Two bailouts of GM and $20,000,000,000 later, Obama is taking GM to bankruptcy court as the “best solution”. Wow, why didn’t we see this sooner? We could have saved all that money.
Unfortunately, Obama is not removing millstones so much realizing that the 3rd bailout in 6 months would probably hurt his approval numbers – so he’s calling this government intervention a “structured bankruptcy”. And worse still for the taxpayer, Obama is leading with his strong suit which is politics not profits:
Every decision the feds have made since December suggests that nonpolitical management will be impossible. First they replaced Mr. Wagoner — whom they are nonetheless still paying — with the more pliable Fritz Henderson as CEO and Kent Kresa as Chairman. The latter are good at playing Washington but unproven in making popular cars. Then Treasury bludgeoned the bond holders in both Chrysler and GM to take pennies on the dollar, which will not make creditors eager to lend to the companies in the future.

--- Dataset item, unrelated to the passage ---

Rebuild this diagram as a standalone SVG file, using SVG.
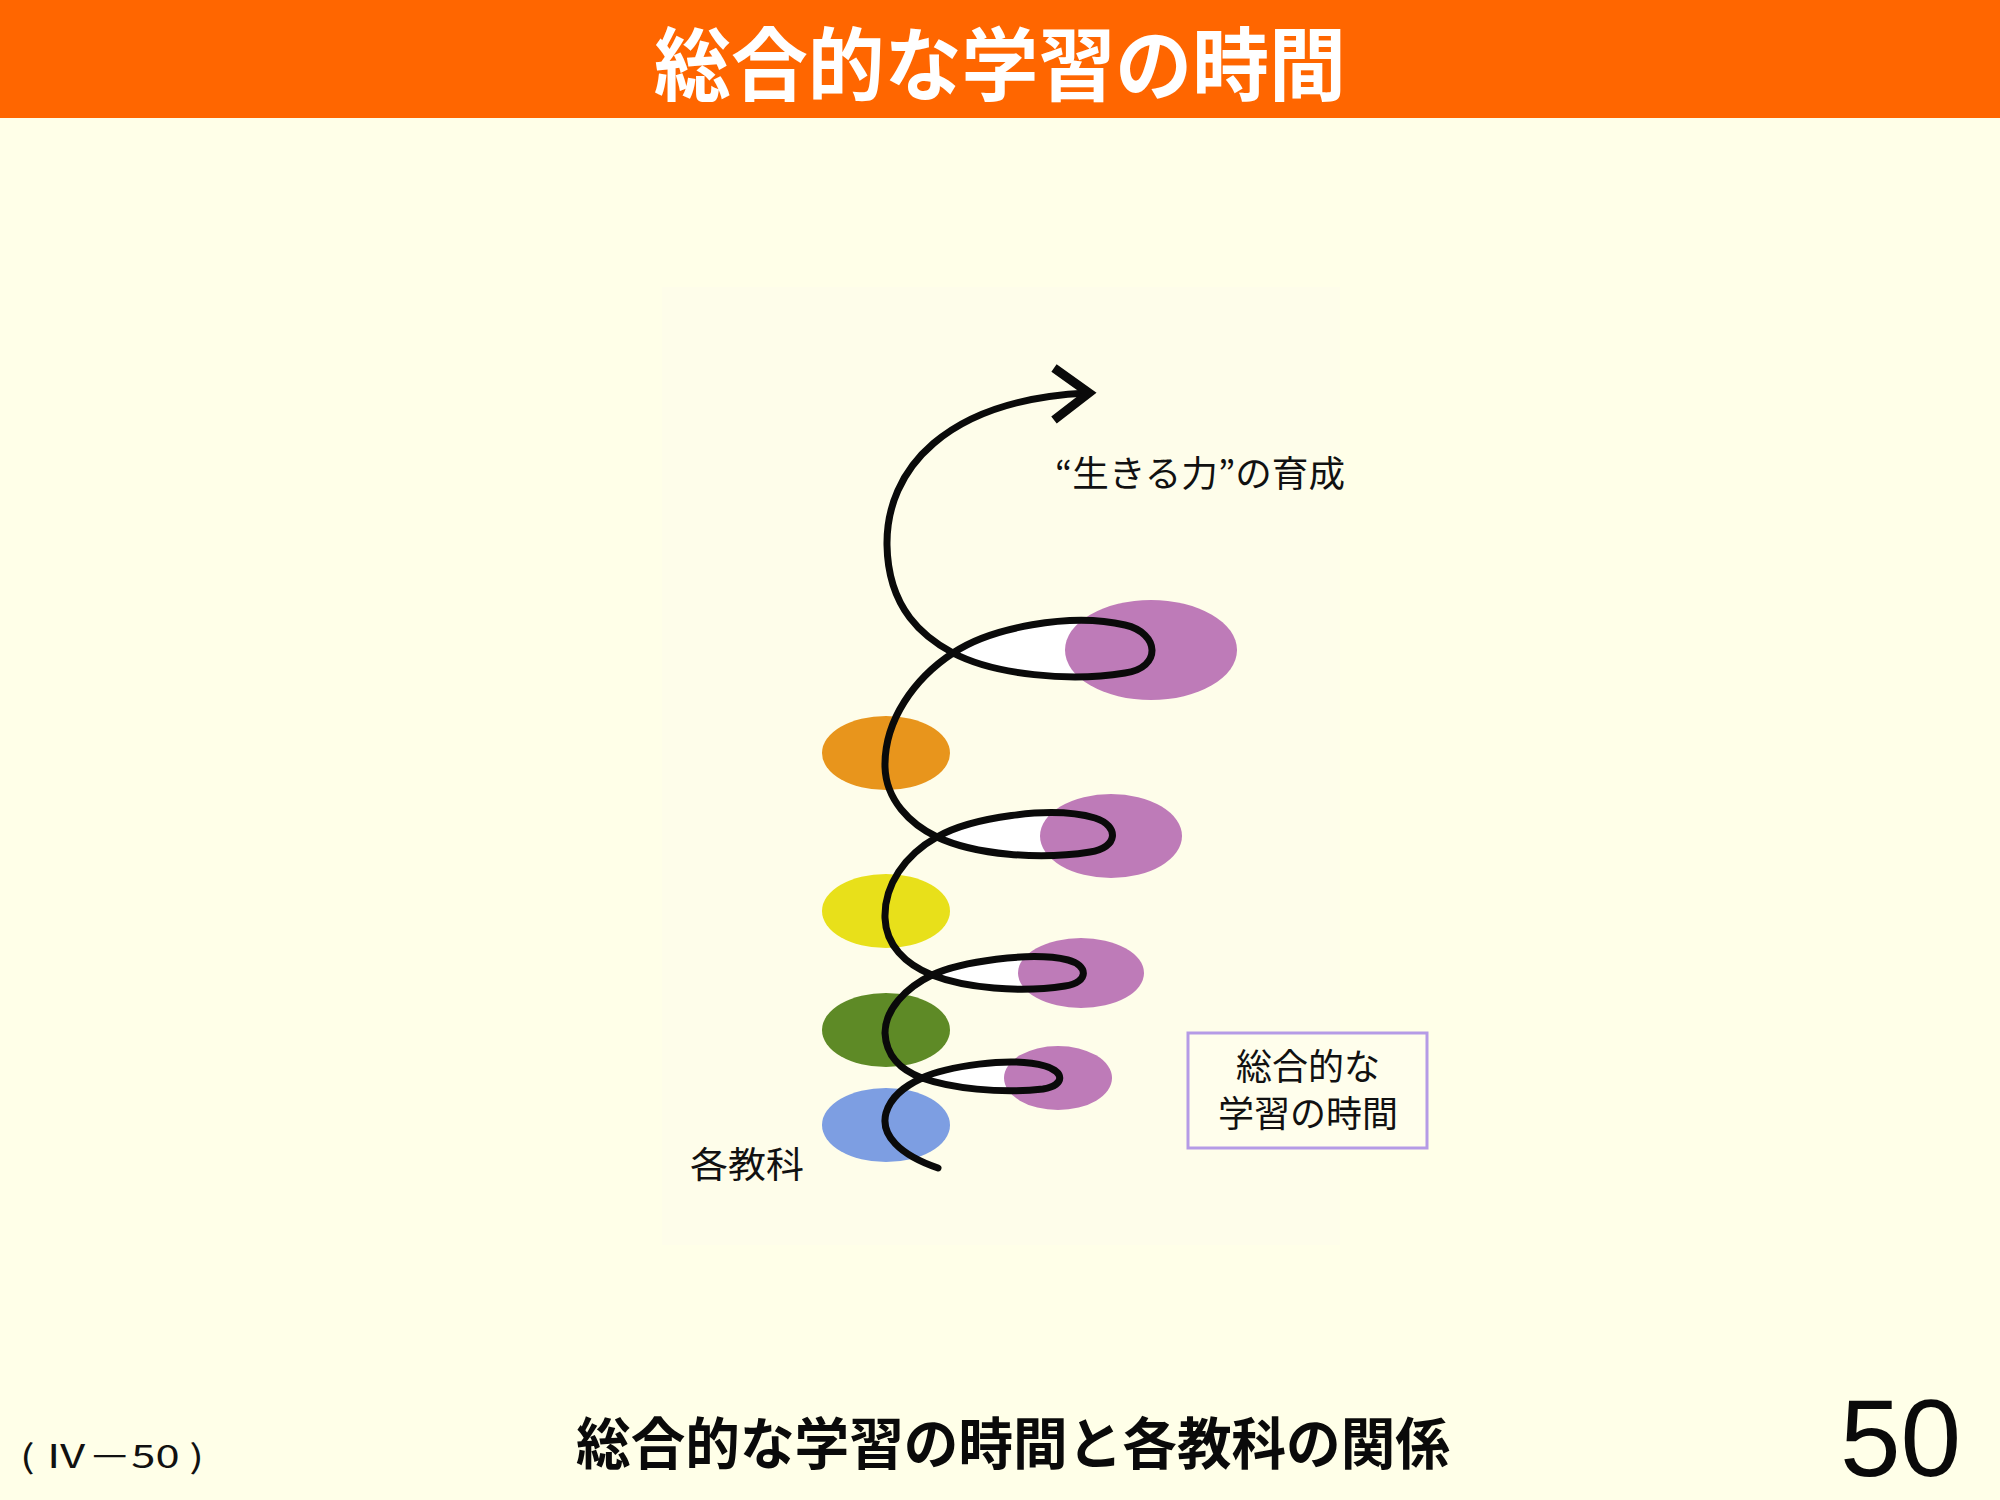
<svg xmlns="http://www.w3.org/2000/svg" width="2000" height="1500" viewBox="0 0 2000 1500">
<style>
.jp{font-family:"Noto Sans CJK JP","Noto Sans CJK SC",sans-serif;}
.lbl{font-size:36px;fill:#111;}
.sub{stroke:none;}
.tfa{fill:#BE7BB8;stroke:none;}
.loopfill{fill:#FFFFFF;stroke:none;}
.wire{fill:none;stroke:#0A0A0A;stroke-width:7;stroke-linecap:round;stroke-linejoin:round;}
</style>
<rect x="0" y="0" width="2000" height="1500" fill="#FFFFE8"/>
<rect x="0" y="0" width="2000" height="118" fill="#FF6600"/>
<text class="jp" x="654" y="94" font-size="80" font-weight="bold" fill="#FFFFFF" textLength="692" lengthAdjust="spacingAndGlyphs">総合的な学習の時間</text>
<rect x="662" y="287" width="678" height="958" fill="#FEFDEA"/>

<g id="loop-fills">
<path class="loopfill" d="M922 1078 C945 1067 1010 1056 1045 1066 C1065 1072 1065 1085 1043 1089 C1000 1094 950 1088 922 1078 Z"/>
<path class="loopfill" d="M932 975 C960 962 1030 951 1068 960 C1088 965 1090 982 1065 986 C1020 993 965 988 932 975 Z"/>
<path class="loopfill" d="M937 837 C970 818 1050 805 1095 818 C1120 826 1118 848 1090 852 C1040 860 975 855 937 837 Z"/>
<path class="loopfill" d="M953 653 C990 628 1070 612 1125 625 C1160 633 1162 668 1125 673 C1070 682 995 675 953 653 Z"/>
</g>

<g id="subjects">
<ellipse id="subject-orange" class="sub" cx="886" cy="753" rx="64" ry="37" fill="#E8951C"/>
<ellipse id="subject-yellow" class="sub" cx="886" cy="911" rx="64" ry="37" fill="#E8E01A"/>
<ellipse id="subject-green" class="sub" cx="886" cy="1030" rx="64" ry="37" fill="#5E8A26"/>
<ellipse id="subject-blue" class="sub" cx="886" cy="1125" rx="64" ry="37" fill="#7D9EE2"/>
</g>

<g id="integrated-study">
<ellipse id="tfa-1" class="tfa" cx="1058" cy="1078" rx="54" ry="32"/>
<ellipse id="tfa-2" class="tfa" cx="1081" cy="973" rx="63" ry="35"/>
<ellipse id="tfa-3" class="tfa" cx="1111" cy="836" rx="71" ry="42"/>
<ellipse id="tfa-4" class="tfa" cx="1151" cy="650" rx="86" ry="50"/>
</g>

<g id="connectors">
<path class="wire" d="M938 1168 C900 1155 880 1135 886 1113 C891 1096 905 1086 922 1078
C945 1067 1010 1056 1045 1066 C1065 1072 1065 1085 1043 1089 C1000 1094 950 1088 922 1078
C900 1070 886 1055 885 1033 C885 1010 905 988 932 975
C960 962 1030 951 1068 960 C1088 965 1090 982 1065 986 C1020 993 965 988 932 975
C905 964 886 945 885 918 C884 885 905 855 937 837
C970 818 1050 805 1095 818 C1120 826 1118 848 1090 852 C1040 860 975 855 937 837
C910 824 886 800 885 767 C884 720 915 678 953 653
C990 628 1070 612 1125 625 C1160 633 1162 668 1125 673 C1070 682 995 675 953 653
C925 638 888 610 887 545 C886 470 945 400 1087 393"/>
<polyline fill="none" stroke="#0A0A0A" stroke-width="9" stroke-linejoin="miter" stroke-linecap="butt" points="1054,368 1089,393 1054,420"/>
</g>

<g id="label-ikiru">
<text class="jp lbl" x="1055" y="487" font-size="37" textLength="290" lengthAdjust="spacingAndGlyphs">“生きる力”の育成</text>
</g>
<g id="label-kakukyouka">
<text class="jp lbl" x="690" y="1178" textLength="114" lengthAdjust="spacingAndGlyphs">各教科</text>
</g>
<g id="label-box">
<rect x="1188" y="1033" width="239" height="115" fill="#FFFEEC" stroke="#B59BE6" stroke-width="3"/>
<text class="jp lbl" x="1308" y="1080" text-anchor="middle" font-size="35">総合的な</text>
<text class="jp lbl" x="1308" y="1127" text-anchor="middle" font-size="35">学習の時間</text>
</g>

<text class="jp" x="20" y="1468" font-size="32" fill="#111" textLength="184" lengthAdjust="spacingAndGlyphs">( Ⅳ－50 )</text>
<text class="jp" x="1013" y="1464" font-size="56" font-weight="bold" fill="#0A0A0A" text-anchor="middle" textLength="874" lengthAdjust="spacingAndGlyphs">総合的な学習の時間と各教科の関係</text>
<text x="1840" y="1476" font-family="Liberation Sans, Arial, sans-serif" font-size="109" fill="#0A0A0A">50</text>
</svg>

There’s also the labor agreement that the UAW approved last week, which goes some way toward reducing costs but probably not enough to make the new, smaller GM competitive. The new agreement simplifies some work rules and job descriptions but makes no reductions in hourly pay, pensions or health care for active workers. The agreement must also be renegotiated in two years by an Obama Administration running for re-election and weighing the need to keep Big Labor happy against the risks to taxpayer-shareholders. Who do you think wins that White House debate?

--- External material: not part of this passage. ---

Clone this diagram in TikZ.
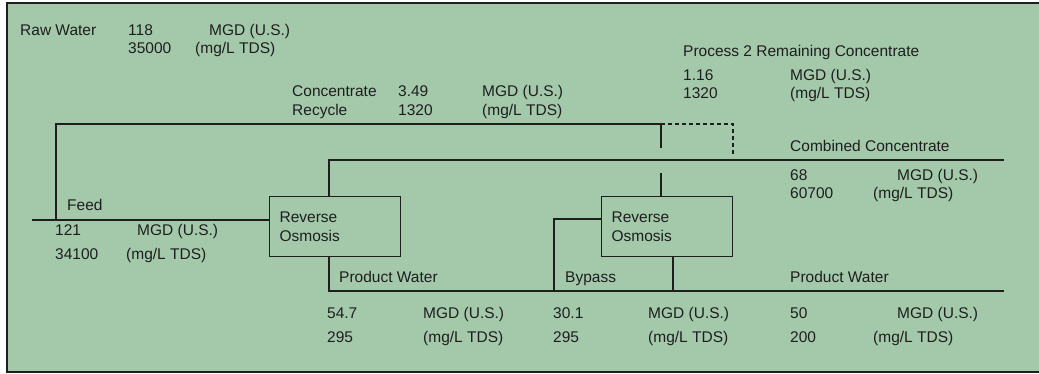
\documentclass[tikz,border=0pt]{standalone}
\usepackage{fontspec}
\setmainfont{Liberation Sans}
\definecolor{panelgreen}{RGB}{163,201,170}
\definecolor{linegray}{RGB}{30,30,30}
\begin{document}
\begin{tikzpicture}[
  x=1pt, y=-1pt,
  every node/.style={font=\fontsize{15.5}{18.5}\selectfont, text=linegray},
  lbl/.style={anchor=base west, inner sep=0pt},
  robox/.style={draw=linegray, line width=1.3pt, anchor=north west, minimum height=60pt,
    text width=111pt, inner xsep=10pt, align=left},
  pipe/.style={draw=linegray, line width=1.3pt},
  vent/.style={draw=linegray, line width=1.3pt, dashed, dash pattern=on 4pt off 3pt}
]
\useasboundingbox (0,0) rectangle (1039,374);
\fill[panelgreen] (7,3) rectangle (1041,372);
\draw[linegray, line width=1.6pt] (1041,3) -- (7,3) -- (7,372) -- (1041,372);

% units
\node[robox] (ro1) at (269,196) {Reverse\\Osmosis};
\node[robox] (ro2) at (601,196) {Reverse\\Osmosis};

% junctions and free ends
\coordinate (feedin) at (32,220);
\coordinate (rcy) at (56,220);
\coordinate (split) at (661,124);
\coordinate (splitend) at (661,148);
\coordinate (ventend) at (733,155);
\coordinate (conc) at (329,160);
\coordinate (concend) at (1004,160);
\coordinate (ro2in) at (661,173);
\coordinate (prod) at (329,291);
\coordinate (prodend) at (1004,291);
\coordinate (byp) at (554,291);
\coordinate (bypup) at (554,219);
\coordinate (prod2) at (673,291);

% pipes
\draw[pipe] (feedin) -- (feedin -| ro1.west);
\draw[pipe] (rcy) |- (split) -- (splitend);
\draw[vent] (split) -| (ventend);
\draw[pipe] (conc |- ro1.north) -- (conc) -- (concend);
\draw[pipe] (ro2in) -- (ro2in |- ro2.north);
\draw[pipe] (prod |- ro1.south) -- (prod) -- (prodend);
\draw[pipe] (byp) -- (bypup) -- (bypup -| ro2.west);
\draw[pipe] (prod2 |- ro2.south) -- (prod2);

% raw water
\node[lbl] (rawname) at (20,36) {Raw Water};
\node[lbl] (rawq) at (128,36) {118};
\node[lbl] (rawqu) at (209,36) {MGD (U.S.)};
\node[lbl] (rawc) at (128,54) {35000};
\node[lbl] (rawcu) at (195,54) {(mg/L TDS)};

% concentrate recycle
\node[lbl] (rcyname) at (292,97) {Concentrate};
\node[lbl] (rcyname2) at (292,115.5) {Recycle};
\node[lbl] (rcyq) at (398,97) {3.49};
\node[lbl] (rcyqu) at (482,97) {MGD (U.S.)};
\node[lbl] (rcyc) at (398,115.5) {1320};
\node[lbl] (rcycu) at (482,115.5) {(mg/L TDS)};

% process 2 remaining concentrate
\node[lbl] (remname) at (683,57) {Process 2 Remaining Concentrate};
\node[lbl] (remq) at (683,80.5) {1.16};
\node[lbl] (remqu) at (790,80.5) {MGD (U.S.)};
\node[lbl] (remc) at (683,98.5) {1320};
\node[lbl] (remcu) at (790,98.5) {(mg/L TDS)};

% combined concentrate
\node[lbl] (ccname) at (790,152) {Combined Concentrate};
\node[lbl] (ccq) at (790,180.5) {68};
\node[lbl] (ccqu) at (897,180.5) {MGD (U.S.)};
\node[lbl] (ccc) at (790,198.5) {60700};
\node[lbl] (cccu) at (873,198.5) {(mg/L TDS)};

% feed
\node[lbl] (feedname) at (67,210.5) {Feed};
\node[lbl] (feedq) at (55,236) {121};
\node[lbl] (feedqu) at (137,236) {MGD (U.S.)};
\node[lbl] (feedc) at (55,259.5) {34100};
\node[lbl] (feedcu) at (126,259.5) {(mg/L TDS)};

% product water, bypass, final product
\node[lbl] (p1name) at (339,282.5) {Product Water};
\node[lbl] (bpname) at (565,282.5) {Bypass};
\node[lbl] (p2name) at (790,282.5) {Product Water};
\node[lbl] (p1q) at (327,318.5) {54.7};
\node[lbl] (p1qu) at (423,318.5) {MGD (U.S.)};
\node[lbl] (p1c) at (327,342) {295};
\node[lbl] (p1cu) at (423,342) {(mg/L TDS)};
\node[lbl] (bpq) at (553,318.5) {30.1};
\node[lbl] (bpqu) at (648,318.5) {MGD (U.S.)};
\node[lbl] (bpc) at (553,342) {295};
\node[lbl] (bpcu) at (648,342) {(mg/L TDS)};
\node[lbl] (p2q) at (790,318.5) {50};
\node[lbl] (p2qu) at (897,318.5) {MGD (U.S.)};
\node[lbl] (p2c) at (790,342) {200};
\node[lbl] (p2cu) at (873,342) {(mg/L TDS)};
\end{tikzpicture}
\end{document}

The Administration’s concessions to the UAW also restrict the company’s ability to import smaller, more fuel-efficient cars that it already makes overseas. UAW President Ron Gettelfinger boasted on PBS’s “NewsHour” last week that “we, quite frankly, put pressure on the White House, the [auto] task force, the corporation” to bar small-car imports from overseas. GM is also selling its Opel operation in Europe as part of this restructuring, and the Washington Post reports that one of Treasury’s sale conditions is that Opel’s new owners must stay out of the U.S., and even out of China, where GM’s business is strong… – The Obama Motor Co.